Audit Logging	Comprehensive logging	Compliance, auditability, debugging.	Increased storage requirements, potential performance impact (use asynchronous logging).
Error Handling	Retries and Rollbacks	Ensures data consistency, minimizes data loss.	Increased complexity, potential for infinite retries (implement retry limits and dead-letter queues).
Data Minimization	Anonymization/Pseudonymization	Reduces deletion scope, retains data for analytical purposes, reduces impact on system.	Requires careful consideration of privacy implications, may not be suitable for all types of data or regulatory requirements.

Other Approaches

1. Synchronous Deletion

• Instead of using a message queue, the Deletion Request API could directly invoke the Data Store Adapters in a synchronous manner.
• Pros: Simpler architecture, lower latency for deletion requests.
• Cons: Reduced scalability, potential performance impact on API, increased risk of cascading failures.

2. Database-Level Cascade Delete

• Leverage database features like cascade delete to automatically delete related data.
• Pros: Simplified deletion logic, ensured data consistency within a single database.
• Cons: Limited to relational databases, does not handle data in object storage or third-party services, can lead to unintended data loss.

Edge Cases

1. Circular Dependencies: If user data has circular dependencies (e.g., user A owns data that user B depends on, and vice versa), the deletion process needs to handle this carefully to avoid infinite loops or data inconsistencies.
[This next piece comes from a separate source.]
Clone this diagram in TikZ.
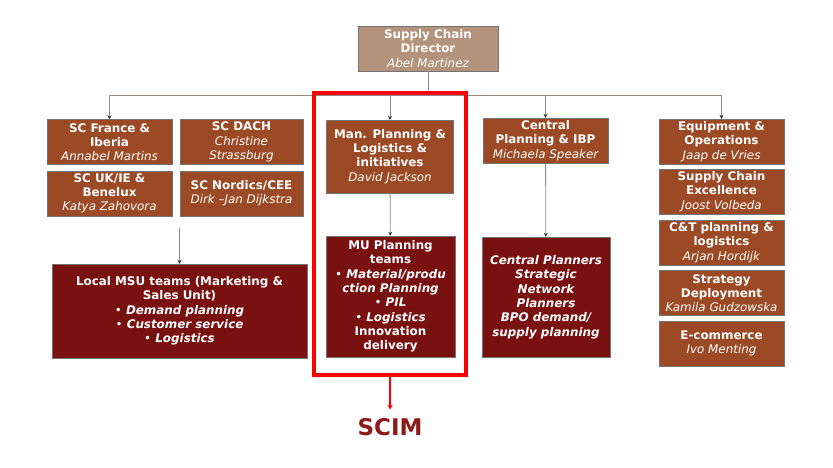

Solution: Implement a dependency resolution algorithm to determine the correct deletion order.
2. Large Data Volumes: Deleting a user's data might involve deleting a massive amount of data, which can take a long time and impact database performance. Solution: Implement batch deletion, use indexing to speed up deletion queries, and consider archiving older data before deletion.
3. Third-Party Service Failures: If a third-party service fails to delete user data, the system needs to handle this gracefully and potentially notify the user or administrator. Solution: Implement retry mechanisms, use circuit breakers to prevent cascading failures, and provide a manual intervention process for handling persistent failures.
4. Data Replication Lag: In distributed systems with data replication, deletions might not be immediately propagated to all replicas. Solution: Ensure eventual consistency by waiting for the deletion to propagate to all replicas or by implementing a read-after-write consistency model.
5. Zombie Records: Sometimes there might be orphaned records in databases that are associated with the user being deleted, but were missed in initial scans. Implement additional scans/queries to ensure all orphaned records are eventually scrubbed.

Future Considerations

1. Data Archival: Implement a data archival process to move older data to cheaper storage before deletion. This can improve deletion performance and reduce storage costs.
2. Real-time Deletion Monitoring: Implement real-time monitoring dashboards to track deletion progress, identify potential issues, and ensure compliance with SLAs.
3. Automated Data Discovery: Automate the process of discovering where user data is stored across the system. This can help to ensure that all data is deleted and reduce the risk of data leaks.
4. Integration with Data Governance Tools: Integrate the deletion system with data governance tools to ensure compliance with data privacy policies and regulations.
5. Deletion Scheduling: Allow users to schedule data deletion requests for a future date. This can be useful for users who want to delete their data after a certain period of time. Also can be used for internal automated purges for compliance.